**WHAT IS ASKED:** Your task is to copy the listing exactly, with the pictures left out.

**DATA PROVIDED:**
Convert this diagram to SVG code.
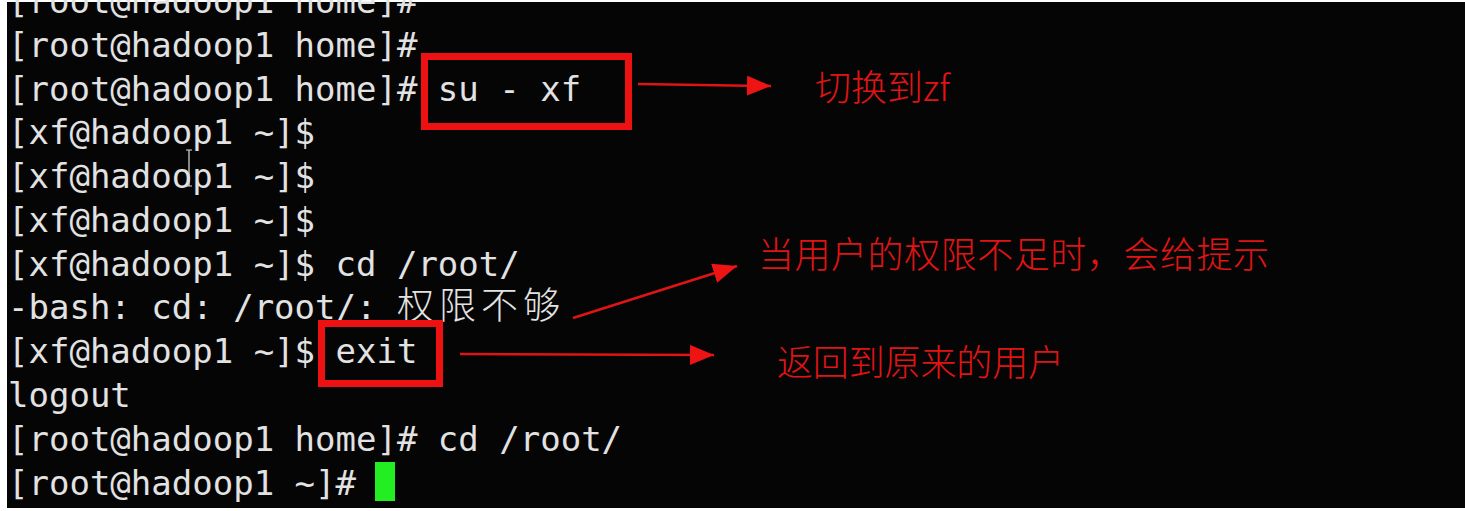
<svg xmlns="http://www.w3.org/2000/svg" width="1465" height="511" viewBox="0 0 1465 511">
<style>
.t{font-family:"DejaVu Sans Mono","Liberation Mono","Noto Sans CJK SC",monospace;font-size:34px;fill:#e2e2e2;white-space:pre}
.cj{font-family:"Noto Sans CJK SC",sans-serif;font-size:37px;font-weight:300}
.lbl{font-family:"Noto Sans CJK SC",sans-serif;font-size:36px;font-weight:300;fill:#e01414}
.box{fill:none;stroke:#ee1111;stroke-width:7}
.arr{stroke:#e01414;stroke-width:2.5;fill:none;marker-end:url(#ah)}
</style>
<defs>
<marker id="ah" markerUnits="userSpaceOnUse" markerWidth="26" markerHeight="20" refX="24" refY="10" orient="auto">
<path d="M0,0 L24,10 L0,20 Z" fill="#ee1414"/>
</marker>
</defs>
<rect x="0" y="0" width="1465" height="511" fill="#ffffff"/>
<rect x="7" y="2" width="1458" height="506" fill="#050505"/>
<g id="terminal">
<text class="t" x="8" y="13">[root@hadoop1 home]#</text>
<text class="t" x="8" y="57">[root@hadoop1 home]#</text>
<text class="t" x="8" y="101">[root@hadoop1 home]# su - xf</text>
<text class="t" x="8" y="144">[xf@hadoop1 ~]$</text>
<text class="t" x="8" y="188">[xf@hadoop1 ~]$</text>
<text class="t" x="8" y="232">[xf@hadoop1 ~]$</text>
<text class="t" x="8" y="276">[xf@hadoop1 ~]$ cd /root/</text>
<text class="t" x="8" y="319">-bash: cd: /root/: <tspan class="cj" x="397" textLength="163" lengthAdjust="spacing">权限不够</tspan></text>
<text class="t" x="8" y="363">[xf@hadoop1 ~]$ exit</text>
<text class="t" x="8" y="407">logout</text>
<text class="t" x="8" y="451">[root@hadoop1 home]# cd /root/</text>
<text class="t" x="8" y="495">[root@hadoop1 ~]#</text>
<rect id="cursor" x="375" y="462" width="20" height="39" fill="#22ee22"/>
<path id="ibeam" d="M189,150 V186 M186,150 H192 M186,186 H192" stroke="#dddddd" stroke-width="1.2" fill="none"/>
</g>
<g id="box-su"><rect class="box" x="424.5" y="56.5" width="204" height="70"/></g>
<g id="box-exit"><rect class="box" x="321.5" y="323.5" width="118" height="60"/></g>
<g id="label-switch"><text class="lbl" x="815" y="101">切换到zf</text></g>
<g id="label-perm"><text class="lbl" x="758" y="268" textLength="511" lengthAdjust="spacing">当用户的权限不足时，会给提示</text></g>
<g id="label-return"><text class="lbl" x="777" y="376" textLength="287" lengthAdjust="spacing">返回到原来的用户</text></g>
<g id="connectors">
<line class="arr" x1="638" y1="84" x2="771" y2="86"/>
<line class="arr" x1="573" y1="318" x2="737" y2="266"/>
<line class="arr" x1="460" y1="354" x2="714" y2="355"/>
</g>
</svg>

**OUTPUT:**
Convert this diagram to SVG code.
<svg xmlns="http://www.w3.org/2000/svg" width="1465" height="511" viewBox="0 0 1465 511">
<style>
.t{font-family:"DejaVu Sans Mono","Liberation Mono","Noto Sans CJK SC",monospace;font-size:34px;fill:#e2e2e2;white-space:pre}
.cj{font-family:"Noto Sans CJK SC",sans-serif;font-size:37px;font-weight:300}
.lbl{font-family:"Noto Sans CJK SC",sans-serif;font-size:36px;font-weight:300;fill:#e01414}
.box{fill:none;stroke:#ee1111;stroke-width:7}
.arr{stroke:#e01414;stroke-width:2.5;fill:none;marker-end:url(#ah)}
</style>
<defs>
<marker id="ah" markerUnits="userSpaceOnUse" markerWidth="26" markerHeight="20" refX="24" refY="10" orient="auto">
<path d="M0,0 L24,10 L0,20 Z" fill="#ee1414"/>
</marker>
</defs>
<rect x="0" y="0" width="1465" height="511" fill="#ffffff"/>
<rect x="7" y="2" width="1458" height="506" fill="#050505"/>
<g id="terminal">
<text class="t" x="8" y="13">[root@hadoop1 home]#</text>
<text class="t" x="8" y="57">[root@hadoop1 home]#</text>
<text class="t" x="8" y="101">[root@hadoop1 home]# su - xf</text>
<text class="t" x="8" y="144">[xf@hadoop1 ~]$</text>
<text class="t" x="8" y="188">[xf@hadoop1 ~]$</text>
<text class="t" x="8" y="232">[xf@hadoop1 ~]$</text>
<text class="t" x="8" y="276">[xf@hadoop1 ~]$ cd /root/</text>
<text class="t" x="8" y="319">-bash: cd: /root/: <tspan class="cj" x="397" textLength="163" lengthAdjust="spacing">权限不够</tspan></text>
<text class="t" x="8" y="363">[xf@hadoop1 ~]$ exit</text>
<text class="t" x="8" y="407">logout</text>
<text class="t" x="8" y="451">[root@hadoop1 home]# cd /root/</text>
<text class="t" x="8" y="495">[root@hadoop1 ~]#</text>
<rect id="cursor" x="375" y="462" width="20" height="39" fill="#22ee22"/>
<path id="ibeam" d="M189,150 V186 M186,150 H192 M186,186 H192" stroke="#dddddd" stroke-width="1.2" fill="none"/>
</g>
<g id="box-su"><rect class="box" x="424.5" y="56.5" width="204" height="70"/></g>
<g id="box-exit"><rect class="box" x="321.5" y="323.5" width="118" height="60"/></g>
<g id="label-switch"><text class="lbl" x="815" y="101">切换到zf</text></g>
<g id="label-perm"><text class="lbl" x="758" y="268" textLength="511" lengthAdjust="spacing">当用户的权限不足时，会给提示</text></g>
<g id="label-return"><text class="lbl" x="777" y="376" textLength="287" lengthAdjust="spacing">返回到原来的用户</text></g>
<g id="connectors">
<line class="arr" x1="638" y1="84" x2="771" y2="86"/>
<line class="arr" x1="573" y1="318" x2="737" y2="266"/>
<line class="arr" x1="460" y1="354" x2="714" y2="355"/>
</g>
</svg>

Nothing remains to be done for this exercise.